When asked what kind of timeline there would be with the analysis of the remaining core samples and conducting a meeting with the DSOD to make some sort of decision on the solution, Tocher said it would probably be in the next four to six weeks.
"I met with the head of the DSOD a couple of weeks ago and he's very cognizant about what the issues are and what we need to do," Tocher said.
"They have not told us yet it will be that long before we could put the boards in," Snelgrove pointed out. "Now that they have all of the samples and are beginning their analysis, Keith and I will be speaking to them Monday (May 2)."
Snelgrove also said the DSOD has been timely is responding to their questions.
"When you're dealing with a state entity, it's unprecedented how quickly we've done this," Oravets noted. "I know you anxiously want to get the boards in, and I deal with them routinely, and I'm really happy. I feel the DSOD has gone extremely out of their way in dealing with this community."
The next question was who would finance the repairs? Oravets said it would probably be financed by a number of different entities. He said this type of work is conducive to grant funding.
"Would one source we hope we could rely on be FEMA (Federal Emergency Management Agency)?" Rangel asked.
"Absolutely," replied Oravets. "The Department of Water Resources, which is the parent company of the DSOD, is also a very good source for grant money. One of the big qualifiers with grant funding is it has to come as some sort of a compliance order.
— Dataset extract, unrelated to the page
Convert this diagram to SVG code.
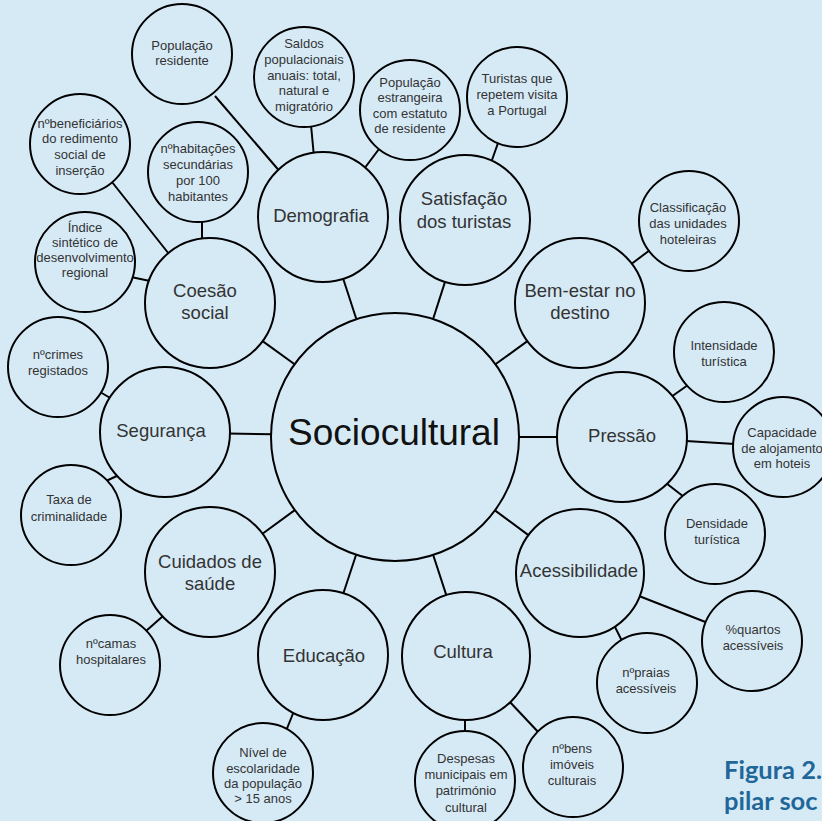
<svg xmlns="http://www.w3.org/2000/svg" width="822" height="821" viewBox="0 0 822 821">
<style>
.bg{fill:#d6eaf6}
.node circle{fill:#d6eaf6;stroke:#000;stroke-width:2}
text{font-family:"Liberation Sans",Arial,sans-serif;text-anchor:middle;fill:#333}
.s{font-size:13px}
.m{font-size:18.5px}
.big{font-size:37px;fill:#111}
.cap{font-family:Lato,"Liberation Sans",Arial,sans-serif;font-weight:bold;font-size:25.5px;fill:#1f6798;text-anchor:start}
#connectors line{stroke:#000;stroke-width:2}
</style>
<rect class="bg" x="0" y="0" width="822" height="821"/>
<g id="connectors">
<line x1="356.4" y1="319.2" x2="343.2" y2="278.8"/>
<line x1="433.1" y1="319" x2="445" y2="281.9"/>
<line x1="495.4" y1="364.3" x2="527.4" y2="341.1"/>
<line x1="517" y1="437" x2="559" y2="437"/>
<line x1="494.9" y1="510.4" x2="528.4" y2="535.1"/>
<line x1="433.2" y1="555" x2="446.3" y2="595.1"/>
<line x1="356.1" y1="554.7" x2="343.4" y2="593.3"/>
<line x1="294.8" y1="510.1" x2="262.5" y2="533.7"/>
<line x1="273" y1="434.3" x2="228" y2="433.4"/>
<line x1="294.6" y1="364.3" x2="262.6" y2="341.1"/>
<line x1="215" y1="96" x2="282" y2="174"/>
<line x1="311" y1="125" x2="314" y2="157"/>
<line x1="379" y1="149" x2="364" y2="169"/>
<line x1="498" y1="143" x2="492" y2="160"/>
<line x1="650" y1="250" x2="630" y2="265"/>
<line x1="688" y1="385" x2="671" y2="397"/>
<line x1="735" y1="444" x2="686" y2="441"/>
<line x1="684" y1="497" x2="666" y2="483"/>
<line x1="708" y1="623" x2="639" y2="596"/>
<line x1="623" y1="643" x2="614" y2="625"/>
<line x1="540" y1="734" x2="509" y2="701"/>
<line x1="465" y1="733" x2="465" y2="718"/>
<line x1="286" y1="731" x2="294" y2="711"/>
<line x1="146" y1="631" x2="163" y2="616"/>
<line x1="106" y1="481" x2="119" y2="475"/>
<line x1="100" y1="392" x2="112" y2="399"/>
<line x1="131" y1="277" x2="150" y2="281"/>
<line x1="112" y1="182" x2="169" y2="254"/>
<line x1="202" y1="220" x2="202" y2="239"/>
</g>
<g id="sociocultural" class="node"><circle cx="395" cy="437" r="124"/><text class="big" x="394" y="445">Sociocultural</text></g>
<g id="demografia" class="node"><circle cx="323" cy="217" r="65"/><text class="m" x="321" y="222">Demografia</text></g>
<g id="satisfacao" class="node"><circle cx="465" cy="220" r="65"/><text class="m" x="464" y="205">Satisfação</text><text class="m" x="464" y="228">dos turistas</text></g>
<g id="bemestar" class="node"><circle cx="580" cy="303" r="65"/><text class="m" x="580" y="297">Bem-estar no</text><text class="m" x="580" y="319">destino</text></g>
<g id="pressao" class="node"><circle cx="622" cy="437" r="65"/><text class="m" x="622" y="442">Pressão</text></g>
<g id="acessibilidade" class="node"><circle cx="580" cy="573" r="64"/><text class="m" x="579" y="577">Acessibilidade</text></g>
<g id="cultura" class="node"><circle cx="466" cy="656" r="64"/><text class="m" x="463" y="658">Cultura</text></g>
<g id="educacao" class="node"><circle cx="323" cy="655" r="65"/><text class="m" x="324" y="662">Educação</text></g>
<g id="cuidados" class="node"><circle cx="210" cy="572" r="65"/><text class="m" x="210" y="568">Cuidados de</text><text class="m" x="210" y="590">saúde</text></g>
<g id="seguranca" class="node"><circle cx="165" cy="432" r="65"/><text class="m" x="161" y="437">Segurança</text></g>
<g id="coesao" class="node"><circle cx="210" cy="303" r="65"/><text class="m" x="205" y="297">Coesão</text><text class="m" x="205" y="319">social</text></g>
<g id="popres" class="node"><circle cx="182" cy="54" r="50"/><text class="s" x="182" y="50">População</text><text class="s" x="182" y="65">residente</text></g>
<g id="saldos" class="node"><circle cx="304" cy="77" r="50"/><text class="s" x="304" y="48">Saldos</text><text class="s" x="304" y="64">populacionais</text><text class="s" x="304" y="80">anuais: total,</text><text class="s" x="304" y="95">natural e</text><text class="s" x="304" y="111">migratório</text></g>
<g id="popest" class="node"><circle cx="410" cy="110" r="50"/><text class="s" x="410" y="87">População</text><text class="s" x="410" y="102">estrangeira</text><text class="s" x="410" y="118">com estatuto</text><text class="s" x="410" y="133">de residente</text></g>
<g id="turistas" class="node"><circle cx="517" cy="97" r="50"/><text class="s" x="517" y="83">Turistas que</text><text class="s" x="517" y="99">repetem visita</text><text class="s" x="517" y="115">a Portugal</text></g>
<g id="classif" class="node"><circle cx="689" cy="221" r="50"/><text class="s" x="688" y="212">Classificação</text><text class="s" x="688" y="228">das unidades</text><text class="s" x="688" y="244">hoteleiras</text></g>
<g id="intens" class="node"><circle cx="724" cy="352" r="50"/><text class="s" x="724" y="350">Intensidade</text><text class="s" x="724" y="366">turística</text></g>
<g id="capac" class="node"><circle cx="783" cy="447" r="50"/><text class="s" x="782" y="437">Capacidade</text><text class="s" x="782" y="453">de alojamento</text><text class="s" x="782" y="468">em hoteis</text></g>
<g id="dens" class="node"><circle cx="715" cy="534" r="50"/><text class="s" x="717" y="528">Densidade</text><text class="s" x="717" y="544">turística</text></g>
<g id="quartos" class="node"><circle cx="752" cy="641" r="50"/><text class="s" x="753" y="634">%quartos</text><text class="s" x="753" y="650">acessíveis</text></g>
<g id="praias" class="node"><circle cx="647" cy="683" r="50"/><text class="s" x="646" y="677">nºpraias</text><text class="s" x="646" y="693">acessíveis</text></g>
<g id="bens" class="node"><circle cx="573" cy="767" r="50"/><text class="s" x="572" y="753">nºbens</text><text class="s" x="572" y="769">imóveis</text><text class="s" x="572" y="785">culturais</text></g>
<g id="despesas" class="node"><circle cx="465" cy="781" r="50"/><text class="s" x="466" y="763">Despesas</text><text class="s" x="466" y="779">municipais em</text><text class="s" x="466" y="795">património</text><text class="s" x="466" y="812">cultural</text></g>
<g id="nivel" class="node"><circle cx="263" cy="773" r="50"/><text class="s" x="263" y="757">Nível de</text><text class="s" x="263" y="773">escolaridade</text><text class="s" x="263" y="788">da população</text><text class="s" x="263" y="803">&gt; 15 anos</text></g>
<g id="camas" class="node"><circle cx="110" cy="665" r="50"/><text class="s" x="111" y="648">nºcamas</text><text class="s" x="111" y="664">hospitalares</text></g>
<g id="taxa" class="node"><circle cx="71" cy="515" r="50"/><text class="s" x="69" y="504">Taxa de</text><text class="s" x="69" y="521">criminalidade</text></g>
<g id="crimes" class="node"><circle cx="58" cy="367" r="50"/><text class="s" x="58" y="359">nºcrimes</text><text class="s" x="58" y="375">registados</text></g>
<g id="indice" class="node"><circle cx="85" cy="262" r="50"/><text class="s" x="85" y="232">Índice</text><text class="s" x="85" y="247">sintético de</text><text class="s" x="85" y="262">desenvolvimento</text><text class="s" x="85" y="277">regional</text></g>
<g id="benef" class="node"><circle cx="80" cy="144" r="50"/><text class="s" x="80" y="128">nºbeneficiários</text><text class="s" x="80" y="143">do redimento</text><text class="s" x="80" y="159">social de</text><text class="s" x="80" y="175">inserção</text></g>
<g id="habit" class="node"><circle cx="198" cy="172" r="50"/><text class="s" x="198" y="153">nºhabitações</text><text class="s" x="198" y="169">secundárias</text><text class="s" x="198" y="185">por 100</text><text class="s" x="198" y="201">habitantes</text></g>
<text class="cap" x="724" y="779">Figura 2.</text>
<text class="cap" x="724" y="810">pilar soc</text>
</svg>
The thing that drives funding of these types of projects is when a regulatory agency puts a mandate in. We're going to have to wait, and it will probably only be four to six weeks, to see what the DSOD says."
Oravets said the bore holes reveal how much water is moving through the dam and the more data that is collected from those instruments, providing the data is good, the higher the comfort level the DSOD will have.
"We have a better handle on the dam now than anyone probably has since 1936," Oravets concluded.